Fino al 20/9 è di scena ad Arezzo il “Festival dello streetfood” (qui), fenomeno di moda che si presta anche a speculazioni e a facili entusiasmi. Occhio però a non perdere di vista la realtà: di cosa concretamente stiamo parlando?
Ho partecipato ieri ad Arezzo, come presidente dell’Associazione Stampa Enogastroagroalimentare Toscana (Aset), a un non affollatissimo ma interessante convegno sul cibo di strada organizzato nella città toscana a margine della tre giorni, aperta fino a domenica sera, dedicata allo streetfood dall’omonima associazione.
Grazie alla relazione di Stefano Marras, ricercatore associato presso l’Università di Milano Bicocca, ho scoperto ad esempio che perfino la Fao e l’Oms si occupano del fenomeno, tanto da fissarne i paletti: è cibo di strada, secondo le due organizzazioni, tutto ciò che sia prodotto artigianalmente in strada e/o sia consumato in strada. Definizione estensiva che ha fatto ovviamente discutere i presenti.
Ho scoperto anche, dal comunicato stampa, che nel corso degli eventi finora allestiti quest’anno sono stati consumati oltre 45 quintali di patate, oltre 20 mila piadine, 20 quintali di pesce, 10 mila arancine, 800 kg di Pane ca’ Meusa, 400 kg di panelle. Ancora 1.000 kg di paella, 40 quintali di carne argentina e altrettanti di lampredotto. Dalla Puglia sono arrivati più di 40 quintali di bombette e 700 sono i kg di lime per i cocktail “on the road”. Dall’Abruzzo oltre 100 mila arrosticini. Per finire 9.000 panzerotti baresi e 18 quintali di polipo per oltre 8 mila Pucce salentine. Cinquemila le spianate casentinesi con porcini e tartufo toscano, 450 i kg di Pastin, piatto di strada bellunese. Il tutto accompagnato da Birra StreetFood per oltre 9 mila litri.
Ho scoperto infine che il cibo di strada è oggetto di progetti Ue che mirano alla condivisione del sapere su scala comunitaria e puntano alla formazione degli addetti in un’ottica business oriented, nel tentativo di (ri)portare quest’attività fuori dalle secche semplicistiche che il successo, la moda e una certa faciloneria spesso inducono.
Alla fine dei conti, però, il nocciolo della questione mi è sembrato un altro. Quello concettuale.

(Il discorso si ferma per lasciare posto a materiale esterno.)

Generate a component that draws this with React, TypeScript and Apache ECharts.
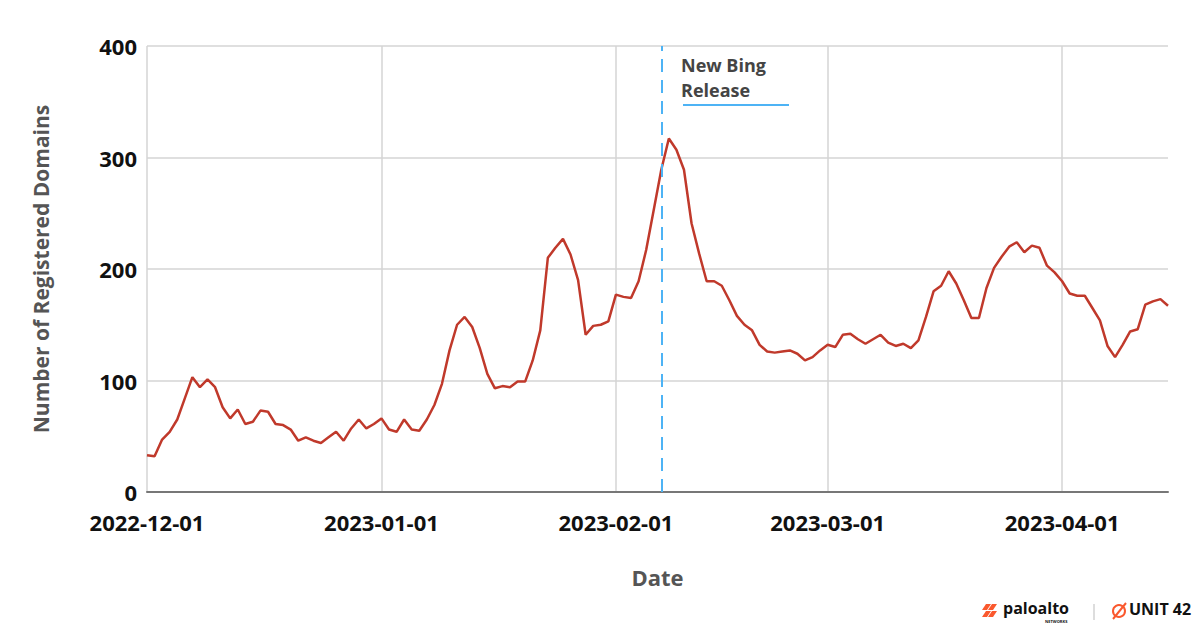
import React, { useEffect, useRef } from 'react';
import * as echarts from 'echarts';

// daily counts, starting 2022-12-01
const START_DATE = '2022-12-01';
const domainCounts = [
  33, 32, 47, 54, 65, 84, 103, 94, 101, 94, 76, 66, 74, 61, 63, 73, 72, 61, 60, 56,
  46, 49, 46, 44, 49, 54, 46, 57, 65, 57, 61, 66, 56, 54,
  65, 56, 55, 65, 78, 97, 127, 150, 157, 148, 129, 106, 93, 95, 94, 99, 99, 118,
  145, 210, 219, 227, 213, 190, 141, 149, 150, 153,
  177, 175, 174, 189, 217, 253, 289, 317, 307, 289, 241, 214, 189, 189, 185, 172,
  158, 150, 145, 132, 126, 125, 126, 127, 124, 118, 121, 127, 132, 130,
  141, 142, 137, 133, 137, 141, 134, 131, 133, 129, 136, 157, 180, 185, 198, 187,
  172, 156, 156, 183, 201, 211, 220, 224, 215, 221, 219, 203, 197, 189, 178, 176,
  176, 165, 154, 131, 121, 132, 144, 146, 168, 171, 173, 167,
];
const releaseDate = '2023-02-07';
const releaseLabel = ['New Bing', 'Release'];
const yTicks = [0, 100, 200, 300, 400];

const pad = (n: number) => String(n).padStart(2, '0');
const dates: string[] = domainCounts.map((_, i) => {
  const d = new Date(START_DATE + 'T00:00:00Z');
  d.setUTCDate(d.getUTCDate() + i);
  return `${d.getUTCFullYear()}-${pad(d.getUTCMonth() + 1)}-${pad(d.getUTCDate())}`;
});

const FONT = '"Open Sans", Lato, sans-serif';
const isMonthStart = (_: number, v: string) => v.endsWith('-01');

const App: React.FC = () => {
  const chartRef = useRef<HTMLDivElement>(null);

  useEffect(() => {
    if (!chartRef.current) return;
    const chart = echarts.init(chartRef.current, null, { renderer: 'svg' });

    chart.setOption({
      animation: false,
      backgroundColor: '#fff',
      grid: { left: 147, right: 32, top: 46, bottom: 137 },
      xAxis: {
        type: 'category',
        data: dates,
        boundaryGap: false,
        name: 'Date',
        nameLocation: 'middle',
        nameGap: 74,
        nameTextStyle: { fontFamily: FONT, fontSize: 22, fontWeight: 'bold', color: '#555' },
        axisLine: { lineStyle: { color: '#777', width: 2 } },
        axisTick: { show: false },
        axisLabel: {
          interval: isMonthStart,
          margin: 19,
          fontFamily: FONT,
          fontSize: 22,
          fontWeight: 'bold',
          color: '#111',
        },
        splitLine: {
          show: true,
          interval: isMonthStart,
          lineStyle: { color: '#d4d4d4', width: 1.5 },
        },
      },
      yAxis: {
        type: 'value',
        min: yTicks[0],
        max: yTicks[yTicks.length - 1],
        interval: 100,
        name: 'Number of Registered Domains',
        nameLocation: 'middle',
        nameGap: 96,
        nameTextStyle: { fontFamily: FONT, fontSize: 21, fontWeight: 'bold', color: '#555' },
        axisLine: { show: false },
        axisTick: { show: false },
        axisLabel: {
          margin: 10,
          fontFamily: FONT,
          fontSize: 22,
          fontWeight: 'bold',
          color: '#111',
        },
        splitLine: { lineStyle: { color: '#d4d4d4', width: 1.5 } },
      },
      series: [
        {
          type: 'line',
          data: domainCounts,
          showSymbol: false,
          lineStyle: { color: '#c0392b', width: 2.5 },
          itemStyle: { color: '#c0392b' },
          markLine: {
            silent: true,
            symbol: 'none',
            label: { show: false },
            lineStyle: { color: '#4db3f5', type: [13, 8], width: 2 },
            data: [{ xAxis: releaseDate }],
          },
        },
      ],
      graphic: [
        {
          type: 'text',
          left: 681,
          top: 56,
          style: {
            text: releaseLabel[0],
            fontFamily: FONT,
            fontSize: 18,
            fontWeight: 'bold',
            fill: '#444',
          },
        },
        {
          type: 'text',
          left: 681,
          top: 81,
          style: {
            text: releaseLabel[1],
            fontFamily: FONT,
            fontSize: 18,
            fontWeight: 'bold',
            fill: '#444',
          },
        },
        {
          type: 'line',
          shape: { x1: 683, y1: 105, x2: 789, y2: 105 },
          style: { stroke: '#4db3f5', lineWidth: 2 },
        },
        // footer logos
        {
          type: 'group',
          left: 982,
          top: 600,
          children: [
            { type: 'polygon', shape: { points: [[4, 0], [9, 0], [5, 6], [0, 6]] }, style: { fill: '#fa582d' } },
            { type: 'polygon', shape: { points: [[10, 0], [15, 0], [11, 6], [6, 6]] }, style: { fill: '#fa582d' } },
            { type: 'polygon', shape: { points: [[4, 7], [9, 7], [5, 13], [0, 13]] }, style: { fill: '#fa582d' } },
            { type: 'polygon', shape: { points: [[10, 7], [15, 7], [11, 13], [6, 13]] }, style: { fill: '#fa582d' } },
            {
              type: 'text',
              x: 21,
              y: -4,
              style: { text: 'paloalto', fontFamily: FONT, fontSize: 16, fontWeight: 'bold', fill: '#111' },
            },
            {
              type: 'text',
              x: 63,
              y: 15,
              style: { text: 'NETWORKS', fontFamily: FONT, fontSize: 4, fontWeight: 'bold', fill: '#111' },
            },
            { type: 'line', shape: { x1: 112, y1: 0, x2: 112, y2: 16 }, style: { stroke: '#bbb', lineWidth: 1 } },
            { type: 'circle', shape: { cx: 137, cy: 7, r: 6 }, style: { fill: 'none', stroke: '#fa582d', lineWidth: 2 } },
            { type: 'line', shape: { x1: 131, y1: 15, x2: 144, y2: -1 }, style: { stroke: '#fa582d', lineWidth: 2 } },
            {
              type: 'text',
              x: 147,
              y: -3,
              style: { text: 'UNIT 42', fontFamily: FONT, fontSize: 16, fontWeight: 'bold', fill: '#111' },
            },
          ],
        },
      ],
    });

    return () => {
      chart.dispose();
    };
  }, []);

  return (
    <div
      ref={chartRef}
      style={{ position: 'absolute', left: 0, top: 0, width: 1200, height: 629 }}
    />
  );
};

export default App;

Ovvero: bisogna parlare di cibo “di” strada, cioè preparato, cotto e mangiato all’aperto, o “da” strada, cioè preparato e cotto altrove, ma assemblato e mangiato all’aperto? O addirittura di cibo “per” strada, cioè di una pietanza che, ovunqua sia cotta o preparata, è adatta al consumo open air?
Presa in sè, la domanda è ovviamente accademica.
Ma diventa terribilmente concreta se si torna sul terreno dei riconoscimenti formali, delle normative e degli interessi economici che essa fatalmente genera.
Anche perchè se chiunque è disposto a stracciarsi le vesti per la conservazione delle tradizioni gastronomiche, dei cibi antichi, delle produzioni di qualità e pertanto, a loro modo, anche espressioni di cultura, occorre aggiungere che non sempre un cibo è buono solo per il fatto di essere di (o da, o per) strada.
Anzi, l’esperienza estranea agli eventi gourmet e al mercato delle eccellenze dimostra spesso l’opposto.
E il fatto che anche chef famosi si stiano avvicinando al “genere” streetfood prova che, alle nostre latitudini, in questo settore è sempre minore la componente sociale e sempre maggiore quella edonistica. Il contrario esatto però di ciò che il cibo di strada rappresenta in ampie parti del pianeta: un modo economico e veloce di alimentarsi in un contesto in cui la strada è il mondo e non semplicemente un luogo da cui si transita.
Insomma, occhio alle banalizzazioni.